Tip: Don’t skip the sugar! I add it bit by bit, tasting in between additions, until I hit that ‘aha!’ moment. I can’t put my finger on why, but it really makes a difference, and balances out the acidity of the vinegar.
can we talk salad toppings?
Everybody knows that what goes on top of a salad is just as important as what goes in it, am I right? And this yummy slaw jumps to a whole new level after I sprinkle on some sliced almonds, toasted sesame seeds, and sesame sticks (it’s the sesame sticks that do it!) Forget about chow mein noodles, sesame sticks are the best topping for Asian salads and slaws.

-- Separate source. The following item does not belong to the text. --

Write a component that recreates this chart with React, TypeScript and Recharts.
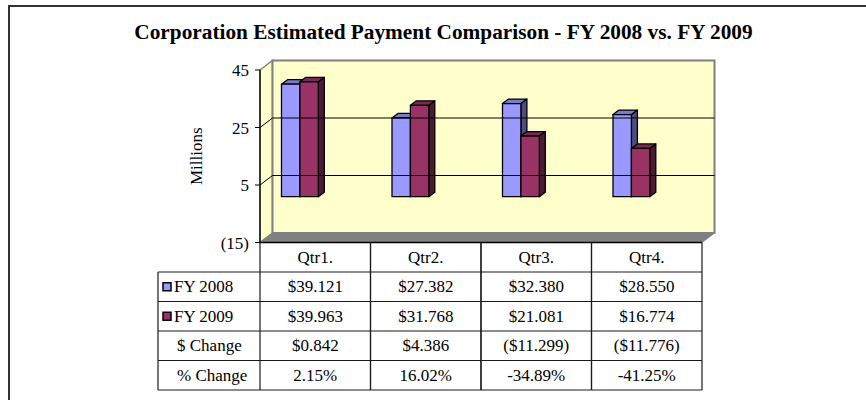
import React from 'react';
import { BarChart, Bar, XAxis, YAxis, ReferenceArea, ReferenceLine } from 'recharts';

// ---- data ----
const quarters = ['Qtr1.', 'Qtr2.', 'Qtr3.', 'Qtr4.'];
const fy2008 = [39.121, 27.382, 32.38, 28.55];
const fy2009 = [39.963, 31.768, 21.081, 16.774];
const dollarChange = ['$0.842', '$4.386', '($11.299)', '($11.776)'];
const pctChange = ['2.15%', '16.02%', '-34.89%', '-41.25%'];
const yTicks = [-15, 5, 25, 45];
const gridValues = [5, 25];
const seriesNames = ['FY 2008', 'FY 2009'];
const seriesColors = ['#9999FF', '#993366'];
const title = 'Corporation Estimated Payment Comparison - FY 2008 vs. FY 2009';

const data = quarters.map((q, i) => ({ q, fy2008: fy2008[i], fy2009: fy2009[i] }));

// ---- layout ----
const W = 866;
const H = 400;
const M_TOP = 70;
const M_RIGHT = 164;
const M_LEFT = 200;
const Y_AXIS_W = 60;
const X_AXIS_H = 157.5;
const PLOT_W = W - M_LEFT - Y_AXIS_W - M_RIGHT;
const DEPTH_X = 12.5;
const DEPTH_Y = -9.5;
const BAR_DX = 6;
const BAR_DY = -4.5;
const BAR_SHIFT_X = -15.5;
const BAR_SHIFT_Y = -2.7;
const ROW_EDGES = [0, 29.5, 59, 88.5, 118, 147.5];
const LABEL_COL_W = 102;
const FONT = "'Liberation Serif', 'Times New Roman', serif";
const FS = 17;
const LINE = '#1a1a1a';

function shade(hex: string, f: number) {
  const n = parseInt(hex.slice(1), 16);
  const r = Math.round(((n >> 16) & 255) * f);
  const g = Math.round(((n >> 8) & 255) * f);
  const b = Math.round((n & 255) * f);
  return `rgb(${r},${g},${b})`;
}

function Walls(props: any) {
  const { x, y, width, height } = props;
  const dx = DEPTH_X;
  const dy = DEPTH_Y;
  return (
    <g>
      <polygon
        points={`${x},${y} ${x + dx},${y + dy} ${x + dx},${y + height + dy} ${x},${y + height}`}
        fill="#FFFFCC"
        stroke="#808080"
        strokeWidth={1.5}
      />
      <rect x={x + dx} y={y + dy} width={width} height={height} fill="#FFFFCC" stroke="#808080" strokeWidth={2} />
      <polygon
        points={`${x},${y + height} ${x + dx},${y + height + dy} ${x + width + dx},${y + height + dy} ${x + width},${y + height}`}
        fill="#808080"
        stroke="#808080"
        strokeWidth={1}
      />
    </g>
  );
}

function GridLine(props: any) {
  const { x1, y1, x2 } = props;
  if (x1 == null || y1 == null) return null;
  const dx = DEPTH_X;
  const dy = DEPTH_Y;
  return (
    <polyline
      points={`${x1},${y1} ${x1 + dx},${y1 + dy} ${x2 + dx},${y1 + dy}`}
      fill="none"
      stroke="#000"
      strokeWidth={1}
    />
  );
}

function Bar3D(props: any) {
  const { x, y, width, height, fill } = props;
  if (x == null || height == null) return null;
  const bx = x + BAR_SHIFT_X;
  const by = y + BAR_SHIFT_Y;
  const w = width;
  const h = height;
  const d = BAR_DX;
  const e = BAR_DY;
  return (
    <g stroke="#000" strokeWidth={1.3} strokeLinejoin="round">
      <polygon points={`${bx + w},${by} ${bx + w + d},${by + e} ${bx + w + d},${by + h + e} ${bx + w},${by + h}`} fill={shade(fill, 0.5)} />
      <polygon points={`${bx},${by} ${bx + d},${by + e} ${bx + w + d},${by + e} ${bx + w},${by}`} fill={shade(fill, 0.8)} />
      <rect x={bx} y={by} width={w} height={h} fill={fill} />
    </g>
  );
}

function TableTick(props: any) {
  const { x, y, index } = props;
  const bw = PLOT_W / quarters.length;
  const left = x - bw / 2;
  const right = x + bw / 2;
  const cells = [
    quarters[index],
    `$${fy2008[index].toFixed(3)}`,
    `$${fy2009[index].toFixed(3)}`,
    dollarChange[index],
    pctChange[index],
  ];
  const top = y;
  const bottom = y + ROW_EDGES[ROW_EDGES.length - 1];
  const labelLeft = left - LABEL_COL_W;
  const rowLabels = [seriesNames[0], seriesNames[1], '$ Change', '% Change'];
  return (
    <g>
      {cells.map((c, i) => (
        <text
          key={i}
          x={x}
          y={y + (ROW_EDGES[i] + ROW_EDGES[i + 1]) / 2 + 5.5}
          textAnchor="middle"
          fontFamily={FONT}
          fontSize={FS}
          fill="#000"
        >
          {c}
        </text>
      ))}
      {ROW_EDGES.slice(1).map((r, i) => (
        <line key={'h' + i} x1={left} x2={right} y1={y + r} y2={y + r} stroke={LINE} strokeWidth={1.2} />
      ))}
      <line x1={left} x2={left} y1={top} y2={bottom} stroke={LINE} strokeWidth={1.2} />
      <line x1={right} x2={right} y1={top} y2={bottom} stroke={LINE} strokeWidth={1.2} />
      {index === 0 && (
        <g>
          {ROW_EDGES.slice(1).map((r, i) => (
            <line key={'lh' + i} x1={labelLeft} x2={left} y1={y + r} y2={y + r} stroke={LINE} strokeWidth={1.2} />
          ))}
          <line x1={labelLeft} x2={labelLeft} y1={y + ROW_EDGES[1]} y2={bottom} stroke={LINE} strokeWidth={1.2} />
          {rowLabels.map((lab, i) => {
            const cy = y + (ROW_EDGES[i + 1] + ROW_EDGES[i + 2]) / 2;
            const hasSwatch = i < 2;
            return (
              <g key={'rl' + i}>
                {hasSwatch && (
                  <rect x={labelLeft + 5} y={cy - 4} width={8} height={8} fill={seriesColors[i]} stroke="#000" strokeWidth={1.5} />
                )}
                <text
                  x={labelLeft + (hasSwatch ? 16 : 19)}
                  y={cy + 5.5}
                  fontFamily={FONT}
                  fontSize={FS}
                  fill="#000"
                >
                  {lab}
                </text>
              </g>
            );
          })}
        </g>
      )}
    </g>
  );
}

const yFmt = (v: number) => (v < 0 ? `(${-v})` : `${v}`);

export default function App() {
  return (
    <div style={{ position: 'absolute', left: 0, top: 0, width: W, height: H, overflow: 'hidden', background: '#fff' }}>
      <div
        style={{
          position: 'absolute',
          left: 8,
          top: 5,
          width: 1000,
          height: 600,
          borderLeft: '2px solid #333',
          borderTop: '2px solid #333',
        }}
      />
      <div
        style={{
          position: 'absolute',
          left: 0,
          top: 20,
          width: 887,
          textAlign: 'center',
          fontFamily: FONT,
          fontWeight: 'bold',
          fontSize: 21.3,
          lineHeight: '24px',
          color: '#000',
          whiteSpace: 'nowrap',
        }}
      >
        {title}
      </div>
      <div style={{ position: 'absolute', left: 0, top: 0 }}>
        <BarChart
          width={W}
          height={H}
          data={data}
          margin={{ top: M_TOP, right: M_RIGHT, bottom: 0, left: M_LEFT }}
          barGap={0}
        >
          <ReferenceArea y1={-15} y2={45} shape={<Walls />} ifOverflow="visible" isFront={false} />
          {gridValues.map((g) => (
            <ReferenceLine key={g} y={g} shape={(p: any) => <GridLine {...p} />} ifOverflow="visible" />
          ))}
          <XAxis
            dataKey="q"
            height={X_AXIS_H}
            axisLine={{ stroke: '#000', strokeWidth: 1.3 }}
            tickLine={false}
            tickSize={0}
            tickMargin={0}
            tick={(p: any) => <TableTick {...p} />}
            interval={0}
          />
          <YAxis
            width={Y_AXIS_W}
            domain={[-15, 45]}
            ticks={yTicks}
            tickFormatter={yFmt}
            axisLine={{ stroke: '#000', strokeWidth: 1.3 }}
            tickLine={{ stroke: '#000' }}
            tickSize={5}
            tickMargin={6}
            tick={{ fill: '#000', fontFamily: FONT, fontSize: FS }}
            label={{
              value: 'Millions',
              angle: -90,
              position: 'insideLeft',
              offset: -4,
              style: { fill: '#000', fontFamily: FONT, fontSize: FS, textAnchor: 'middle' },
            }}
          />
          <Bar dataKey="fy2008" name={seriesNames[0]} fill={seriesColors[0]} barSize={18.4} isAnimationActive={false} shape={(p: any) => <Bar3D {...p} />} />
          <Bar dataKey="fy2009" name={seriesNames[1]} fill={seriesColors[1]} barSize={18.4} isAnimationActive={false} shape={(p: any) => <Bar3D {...p} />} />
        </BarChart>
      </div>
    </div>
  );
}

you heard it here: sesame sticks are the perfect crunchy Asian salad topper!
more Asian inspired salads
- Thai Chicken Salad
- Asian Slaw
- Japanese Cucumber Salad (Sunomono)
- How to Make the Best Chinese Chicken Salad
- Spicy Thai Spaghetti Salad
- Edamame Salad
- Thai Beef Salad
- Korean Bulgogi Beef Salad
- 1 small head of Napa cabbage
- 1 cup snow peas, more or less
- 1 bunch scallions, about 6
- large handful pea shoots
- 1 cup cilantro leaves
- 1/4 cup toasted sesame oil
- 1/8 cup rice wine vinegar
- 1 tsp soy sauce
- 1 clove garlic, minced
- 1 tsp minced fresh ginger
- pinch of sugar, to taste
- sliced almonds
- sesame seeds
- sesame sticks
- Trim the end off the cabbage and remove any loose outer leaves. Slice it in half lengthwise and remove the core. Lay the halves cut side down and slice in half once more, lengthwise. Slice the cabbage into thin shreds. Place in a large salad bowl. Note: cabbages range in size, so you may not need the whole head. A general rule of thumb is to allow a cup of cabbage per serving, so for 10 servings, plan on roughly 10 cups of shredded cabbage.
- Slice your snow peas into a fine julienne. I like to stack 3 or 4 at a time and slice. Add to the bowl.

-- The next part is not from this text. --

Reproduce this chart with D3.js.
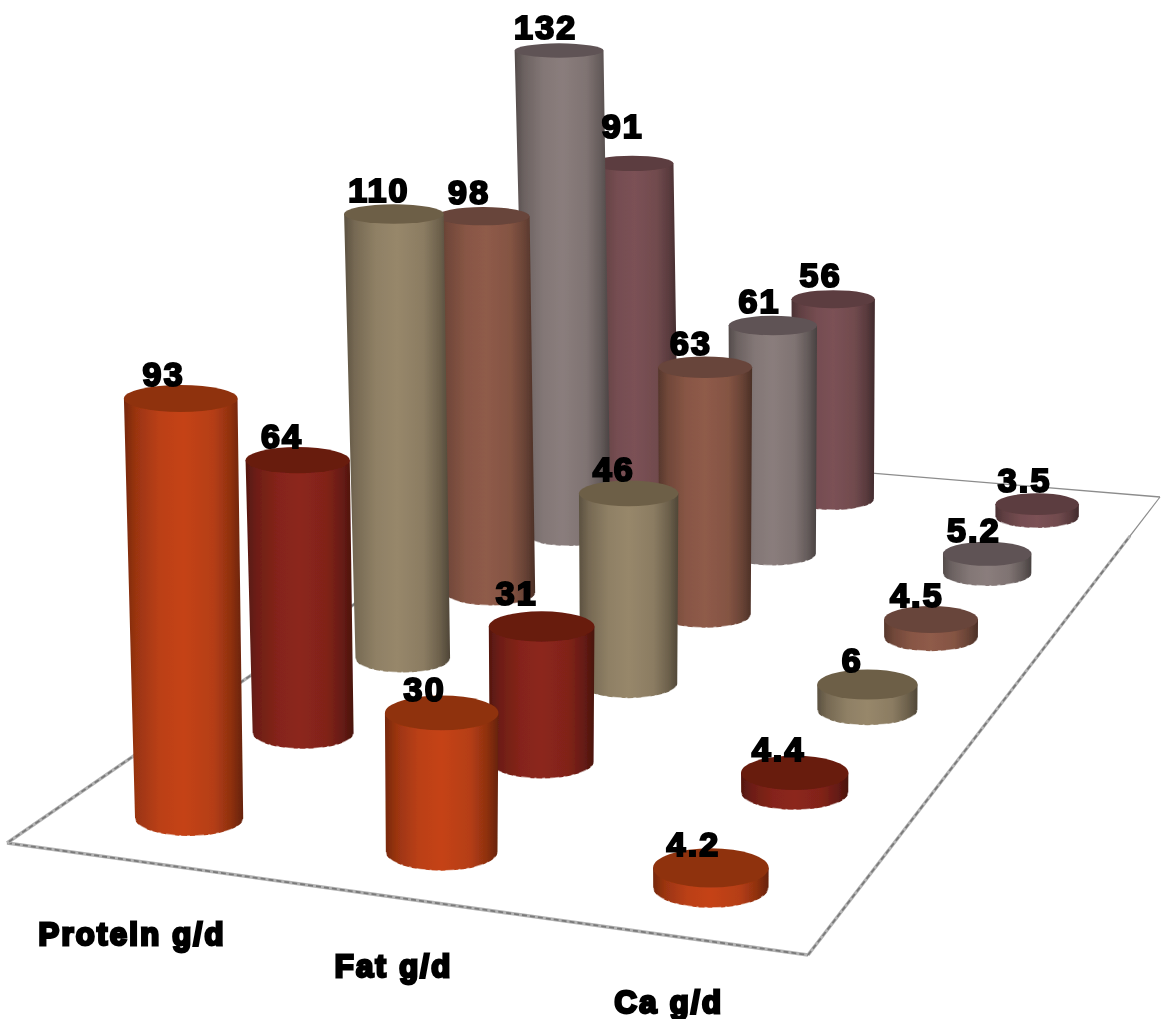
<!DOCTYPE html>
<html>
<head>
<meta charset="utf-8">
<script src="https://cdn.jsdelivr.net/npm/d3@7"></script>
<style>
  html, body { margin: 0; padding: 0; background: #fff; }
  svg { display: block; }
  text { font-family: "Liberation Sans", Arial, sans-serif; font-weight: bold; fill: #000; stroke: #000; paint-order: stroke; }
</style>
</head>
<body>
<script>
var categories = ["Protein g/d", "Fat g/d", "Ca g/d"];
var groups = [0, 1, 2, 3, 4, 5];
var proteinValues = [93, 64, 110, 98, 132, 91];
var fatValues = [30, 31, 46, 63, 61, 56];
var caValues = [4.2, 4.4, 6, 4.5, 5.2, 3.5];
var sideColors = ["#c54316", "#8c261b", "#97876a", "#8f5b49", "#8a7d7c", "#7b5155"];
var topColors = ["#8f3310", "#681b10", "#6d5f47", "#68443a", "#5f5355", "#5c3c3f"];

var width = 1163, height = 1019;

var svg = d3.select("body").append("svg")
  .attr("width", width)
  .attr("height", height);

// floor corners on screen: front left, front right, back right, back left
var A = [7, 843], B = [808, 955], C = [1160, 497], D = [580, 449];

var floorProject = (function() {
  var dx1 = B[0] - C[0], dx2 = D[0] - C[0], sx = A[0] - B[0] + C[0] - D[0];
  var dy1 = B[1] - C[1], dy2 = D[1] - C[1], sy = A[1] - B[1] + C[1] - D[1];
  var den = dx1 * dy2 - dx2 * dy1;
  var g = (sx * dy2 - dx2 * sy) / den;
  var h = (dx1 * sy - sx * dy1) / den;
  var a = B[0] - A[0] + g * B[0], b = D[0] - A[0] + h * D[0];
  var d = B[1] - A[1] + g * B[1], e = D[1] - A[1] + h * D[1];
  return function(u, v) {
    var w = 1 + g * u + h * v;
    return { x: (a * u + b * v + A[0]) / w, y: (d * u + e * v + A[1]) / w, w: w };
  };
})();

var colScale = d3.scalePoint().domain(categories).range([0.17, 0.84]);
var rowScale = d3.scalePoint().domain(groups).range([0.075, 0.91]);
var valueScale = d3.scaleLinear().domain([0, 132]).range([0, 604]);
var flatScale = d3.scaleLinear().domain([46, 863]).range([0.16, 0.34]);
// only the left column leans, the others stand straight
var columnLean = [0.02, 0, 0];

var defs = svg.append("defs");

// the source picture is a soft, resampled image
defs.append("filter").attr("id", "soft")
  .attr("x", 0).attr("y", 0).attr("width", 1).attr("height", 1)
  .attr("filterUnits", "userSpaceOnUse")
  .attr("width", width).attr("height", height)
  .append("feGaussianBlur").attr("stdDeviation", 0.6);

// one horizontal gradient per colour
sideColors.forEach(function(c, i) {
  var grad = defs.append("linearGradient").attr("id", "side" + i);
  var stops = [[0, 0.6], [0.1, 0.78], [0.3, 0.95], [0.5, 1], [0.75, 0.92], [0.9, 0.72], [1, 0.52]];
  stops.forEach(function(s) {
    grad.append("stop")
      .attr("offset", s[0])
      .attr("stop-color", d3.rgb(c).darker(-Math.log(s[1]) / Math.log(1 / 0.7)));
  });
});

var chart = svg.append("g").attr("filter", "url(#soft)");

function tapered(p, q, wp, wq) {
  var dx = q[0] - p[0], dy = q[1] - p[1], len = Math.sqrt(dx * dx + dy * dy);
  var nx = -dy / len / 2, ny = dx / len / 2;
  return "M" + (p[0] + nx * wp) + "," + (p[1] + ny * wp) +
    "L" + (q[0] + nx * wq) + "," + (q[1] + ny * wq) +
    "L" + (q[0] - nx * wq) + "," + (q[1] - ny * wq) +
    "L" + (p[0] - nx * wp) + "," + (p[1] - ny * wp) + "Z";
}

// floor outline: thick speckled line at the front, hairline at the back
var floor = chart.append("g");
var rightBreak = d3.interpolateArray(B, C)(0.915);
[[A, B, 3.5, 3.5, true], [B, rightBreak, 3.5, 3, true], [rightBreak, C, 1.3, 1.1, false],
 [C, D, 1.3, 1.3, false], [D, A, 3, 3.5, true]].forEach(function(e) {
  floor.append("path")
    .attr("d", tapered(e[0], e[1], e[2], e[3]))
    .attr("fill", e[4] ? "#b4b4b4" : "#8c8c8c");
  if (e[4]) {
    floor.append("line")
      .attr("x1", e[0][0]).attr("y1", e[0][1])
      .attr("x2", e[1][0]).attr("y2", e[1][1])
      .attr("stroke", "#7a7a7a")
      .attr("stroke-width", 1.8)
      .attr("stroke-dasharray", "5 3");
  }
});

var bars = [];
[proteinValues, fatValues, caValues].forEach(function(vals, c) {
  vals.forEach(function(v, r) {
    var base = floorProject(colScale(categories[c]), rowScale(groups[r]));
    var h = valueScale(v) / Math.pow(base.w, 0.82);
    var rb = 55 / base.w;
    var rt = rb * (1 + h * 0.00012);
    bars.push({
      value: v, color: r,
      xb: base.x, yb: base.y, rb: rb, ryb: rb * flatScale(base.y),
      xt: base.x - h * columnLean[c], yt: base.y - h, rt: rt,
      ryt: rt * flatScale(base.y - h)
    });
  });
});
bars.sort(function(a, b) { return a.yb - b.yb; });

var bar = chart.selectAll(".bar").data(bars).enter().append("g").attr("class", "bar");

function sidePath(d) {
  return "M" + (d.xt - d.rt) + "," + d.yt +
    "L" + (d.xb - d.rb) + "," + d.yb +
    "A" + d.rb + "," + d.ryb + " 0 0 0 " + (d.xb + d.rb) + "," + d.yb +
    "L" + (d.xt + d.rt) + "," + d.yt + "Z";
}

bar.append("path")
  .attr("d", sidePath)
  .attr("fill", function(d) { return "url(#side" + d.color + ")"; });

// pale speckled rim along the bottom edge
bar.append("path")
  .attr("d", function(d) {
    return "M" + (d.xb - d.rb) + "," + d.yb +
      "A" + d.rb + "," + d.ryb + " 0 0 0 " + (d.xb + d.rb) + "," + d.yb;
  })
  .attr("fill", "none")
  .attr("stroke", "#fff")
  .attr("stroke-opacity", 0.55)
  .attr("stroke-width", 1.5)
  .attr("stroke-dasharray", "3 5 9 4 2 6");

bar.append("ellipse")
  .attr("cx", function(d) { return d.xt; })
  .attr("cy", function(d) { return d.yt; })
  .attr("rx", function(d) { return d.rt; })
  .attr("ry", function(d) { return d.ryt; })
  .attr("fill", function(d) { return topColors[d.color]; });

// a couple of labels were moved by hand in the original
var labelNudge = { 91: [3, -13], 31: [-9, -10] };
function nudge(d, i) { return labelNudge[d.value] ? labelNudge[d.value][i] : 0; }

chart.selectAll(".value").data(bars).enter().append("text")
  .attr("class", "value")
  .attr("x", function(d) { return d.xt - d.rt * 0.3 + nudge(d, 0); })
  .attr("y", function(d) { return d.yt - 12 + nudge(d, 1); })
  .attr("text-anchor", "middle")
  .attr("font-size", 34)
  .attr("stroke-width", 2.2)
  .attr("letter-spacing", 2.2)
  .text(function(d) { return d.value; });

// category names sit under the front row
var categoryDx = [-57, -48, -42];
var categoryDy = [127, 125, 125];
chart.selectAll(".cat").data(categories).enter().append("text")
  .attr("class", "cat")
  .attr("x", function(d, i) { return floorProject(colScale(d), rowScale(0)).x + categoryDx[i]; })
  .attr("y", function(d, i) { return floorProject(colScale(d), rowScale(0)).y + categoryDy[i]; })
  .attr("text-anchor", "middle")
  .attr("font-size", 31)
  .attr("stroke-width", 2.8)
  .attr("letter-spacing", 2.3)
  .text(function(d) { return d; });
</script>
</body>
</html>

- Trim the scallions and peel off any loose or tough outer layers. Slice them into 2-3 inch sections and then slice those sections lengthwise, into strips. Add to the bowl.
- Snip the pea shoots in half if they are very long, and add to the bowl. Snip the cilantro into the bowl as well.
- Whisk together the dressing ingredients and taste it to adjust any of the ingredients to your liking. Lightly dress the salad and toss well to combine everything. Refrigerate until ready to serve.
- Top with the almonds, sesame seeds, and sesame sticks before serving.